Pictures are not part of the copy. Retype the lines from the first one through the line that contains "text=fadegray] (n4) at".
____________________
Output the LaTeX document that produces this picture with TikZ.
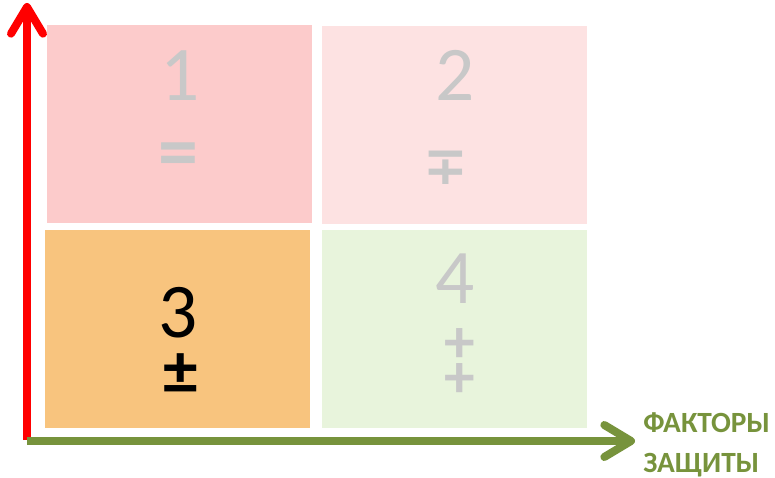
\documentclass[tikz,border=0pt]{standalone}
\usepackage{fontspec}
\setmainfont{Carlito}
\newfontfamily\symfont{DejaVu Sans}
\usepackage{xcolor}
\usetikzlibrary{arrows.meta, positioning}
\definecolor{fieldred}{HTML}{FCCBCB}
\definecolor{fieldpink}{HTML}{FDE2E2}
\definecolor{fieldorange}{HTML}{F8C47E}
\definecolor{fieldgreen}{HTML}{E8F4DC}
\definecolor{axisgreen}{HTML}{77933C}
\definecolor{fadegray}{HTML}{C8C8C8}
\tikzstyle{field} = [draw=none, minimum width=198.75pt, minimum height=148.5pt, inner sep=0pt]
\tikzstyle{num} = [anchor=base, inner sep=0pt, font=\fontsize{58}{60}\selectfont]
\tikzstyle{sign} = [inner sep=0pt, align=center, font=\bfseries\fontsize{52}{24}\selectfont]
\tikzstyle{axis} = [line width=6pt, -{Straight Barb[length=20pt, width=24pt, round]}]

\begin{document}
\begin{tikzpicture}[x=0.75pt, y=-0.75pt]
    \useasboundingbox (0,0) rectangle (775,478);

    % Quadrants
    \node[field, fill=fieldred] (q1) at (179.5,124) {};
    \node[field, fill=fieldpink] (q2) at (454.5,125) {};
    \node[field, fill=fieldorange] (q3) at (177.5,329) {};
    \node[field, fill=fieldgreen] (q4) at (454.5,329) {};

    % Numbers
    \node[num, text=fadegray] (n1) at (180,100) {1};
    \node[num, text=fadegray] (n2) at (455,100) {2};
    \node[num] (n3) at (178,337) {3};
    \node[num, text=fadegray] (n4) at (455,303) {4};

    % Signs
    \node[sign, text=fadegray, font=\bfseries\fontsize{60}{24}\selectfont] (s1) at (178,161) {=};
    \node[sign, text=fadegray, font=\symfont\bfseries\fontsize{40}{24}\selectfont] (s2) at (446,168) {∓};
    \node[sign] (s3) at (181,374) {±};
    \node[sign, text=fadegray, font=\bfseries\fontsize{46}{24}\selectfont] (s4) at (460,363) {+\\+};

    % Axes
    \coordinate (origin) at (27,441);
    \coordinate (ytip) at (27,3);
    \coordinate (xtip) at (635,441);
    \draw[axis, red] (27,440) -- (ytip);
    \draw[axis, axisgreen] (origin) -- (xtip);

    \node[anchor=north west, inner sep=0pt, align=left, text=axisgreen,
          font=\bfseries\fontsize{22}{30}\selectfont] (xlabel) at (643,412) {ФАКТОРЫ\\ЗАЩИТЫ};
\end{tikzpicture}
\end{document}
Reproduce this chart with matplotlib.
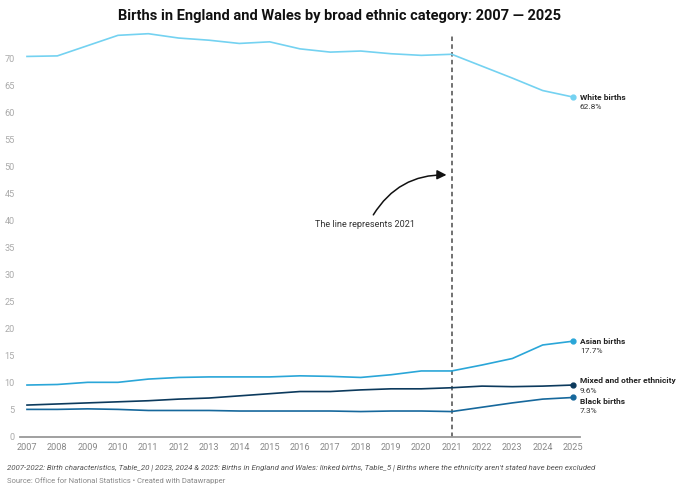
# Births in England and Wales by broad ethnic category, 2007-2025
from matplotlib import pyplot as plt
import numpy as np

plt.rcParams['font.family'] = ['Roboto', 'DejaVu Sans']

years = list(range(2007, 2026))
white = [70.3, 70.4, 72.3, 74.2, 74.5, 73.7, 73.3, 72.7, 73.0, 71.7, 71.1,
         71.3, 70.8, 70.5, 70.7, 68.5, 66.3, 64.0, 62.8]
asian = [9.6, 9.7, 10.1, 10.1, 10.7, 11.0, 11.1, 11.1, 11.1, 11.3, 11.2,
         11.0, 11.5, 12.2, 12.2, 13.3, 14.5, 17.0, 17.7]
mixed = [5.9, 6.1, 6.3, 6.5, 6.7, 7.0, 7.2, 7.6, 8.0, 8.4, 8.4,
         8.7, 8.9, 8.9, 9.1, 9.4, 9.3, 9.4, 9.6]
black = [5.1, 5.1, 5.2, 5.1, 4.9, 4.9, 4.9, 4.8, 4.8, 4.8, 4.8,
         4.7, 4.8, 4.8, 4.7, 5.5, 6.3, 7.0, 7.3]

# name, values, colour, vertical label shift (points)
series = [
    ("White births", white, "#74d2f1", 0),
    ("Asian births", asian, "#2aa6d8", 0),
    ("Mixed and other ethnicity", mixed, "#0c3a5d", 3),
    ("Black births", black, "#16689c", -3),
]
yticks = list(range(0, 75, 5))

fig = plt.figure(figsize=(6.8, 4.92), dpi=100)
ax = fig.add_axes([20/680, 1-437/492, 560/680, (437-31)/492])
ax.set_xlim(2006.77, 2025.23)
ax.set_ylim(0, 75)

for name, vals, col, dy in series:
    ax.plot(years, vals, color=col, linewidth=1.2, zorder=3)
    ax.plot(years[-1], vals[-1], 'o', color=col, markersize=3.5, zorder=4)
    ax.annotate(name, (years[-1], vals[-1]), xytext=(5, dy), textcoords='offset points',
                fontsize=6, fontweight='bold', color='#222222', va='center', ha='left')
    ax.annotate(f"{vals[-1]}%", (years[-1], vals[-1]), xytext=(5, dy - 7), textcoords='offset points',
                fontsize=6, color='#333333', va='center', ha='left')

# vertical line at 2021
ax.axvline(2021, ymin=0, ymax=0.99, color='#666666', linestyle=(0, (2.5, 1.8)), linewidth=1.3, zorder=2)
ax.annotate("", xy=(2020.92, 48.4), xytext=(2018.37, 40.6),
            arrowprops=dict(arrowstyle='-|>', color='#111111', lw=1.1,
                            mutation_scale=14, connectionstyle='arc3,rad=-0.3'))
ax.text(2018.15, 39.2, "The line represents 2021", fontsize=6.6, color='#333333',
        ha='center', va='center')

for s in ['top', 'right', 'left']:
    ax.spines[s].set_visible(False)
ax.spines['bottom'].set_color('#999999')
ax.spines['bottom'].set_linewidth(1.3)
ax.set_xticks(years)
ax.set_xticklabels([str(y) for y in years], fontsize=6.6, color='#888888')
ax.set_yticks(yticks)
ax.set_yticklabels([str(t) for t in yticks], fontsize=6.6, color='#aaaaaa')
ax.tick_params(axis='both', length=0)
ax.tick_params(axis='y', pad=4)
ax.tick_params(axis='x', pad=4)

fig.text(0.5, 1-16/492, "Births in England and Wales by broad ethnic category: 2007 — 2025",
         ha='center', va='center', fontsize=10.5, fontweight='bold', color='#111111')
fig.text(7/680, 1-468/492,
         "2007-2022: Birth characteristics, Table_20 | 2023, 2024 & 2025: Births in England and Wales: "
         "linked births, Table_5 | Births where the ethnicity aren't stated have been excluded",
         ha='left', va='center', fontsize=5.7, style='italic', color='#555555')
fig.text(7/680, 1-481/492, "Source: Office for National Statistics • Created with Datawrapper",
         ha='left', va='center', fontsize=5.5, color='#888888')

fig.savefig("out.png", dpi=100, facecolor='white')
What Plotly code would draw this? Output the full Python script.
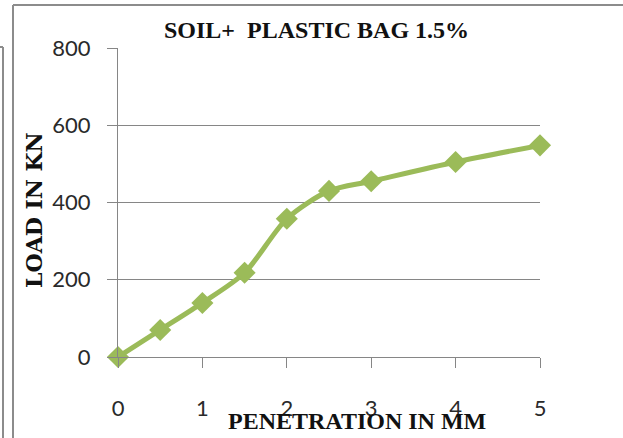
____________________
_Solution for this task_
Output the LaTeX document that produces this picture with TikZ.
\documentclass[tikz,border=0pt]{standalone}
\usepackage{fontspec}
\setmainfont{Carlito}
\newfontfamily\symfont{DejaVu Sans}
\usepackage{xcolor}
\usetikzlibrary{arrows.meta, positioning}
\definecolor{fieldred}{HTML}{FCCBCB}
\definecolor{fieldpink}{HTML}{FDE2E2}
\definecolor{fieldorange}{HTML}{F8C47E}
\definecolor{fieldgreen}{HTML}{E8F4DC}
\definecolor{axisgreen}{HTML}{77933C}
\definecolor{fadegray}{HTML}{C8C8C8}
\tikzstyle{field} = [draw=none, minimum width=198.75pt, minimum height=148.5pt, inner sep=0pt]
\tikzstyle{num} = [anchor=base, inner sep=0pt, font=\fontsize{58}{60}\selectfont]
\tikzstyle{sign} = [inner sep=0pt, align=center, font=\bfseries\fontsize{52}{24}\selectfont]
\tikzstyle{axis} = [line width=6pt, -{Straight Barb[length=20pt, width=24pt, round]}]

\begin{document}
\begin{tikzpicture}[x=0.75pt, y=-0.75pt]
    \useasboundingbox (0,0) rectangle (775,478);

    % Quadrants
    \node[field, fill=fieldred] (q1) at (179.5,124) {};
    \node[field, fill=fieldpink] (q2) at (454.5,125) {};
    \node[field, fill=fieldorange] (q3) at (177.5,329) {};
    \node[field, fill=fieldgreen] (q4) at (454.5,329) {};

    % Numbers
    \node[num, text=fadegray] (n1) at (180,100) {1};
    \node[num, text=fadegray] (n2) at (455,100) {2};
    \node[num] (n3) at (178,337) {3};
    \node[num, text=fadegray] (n4) at (455,303) {4};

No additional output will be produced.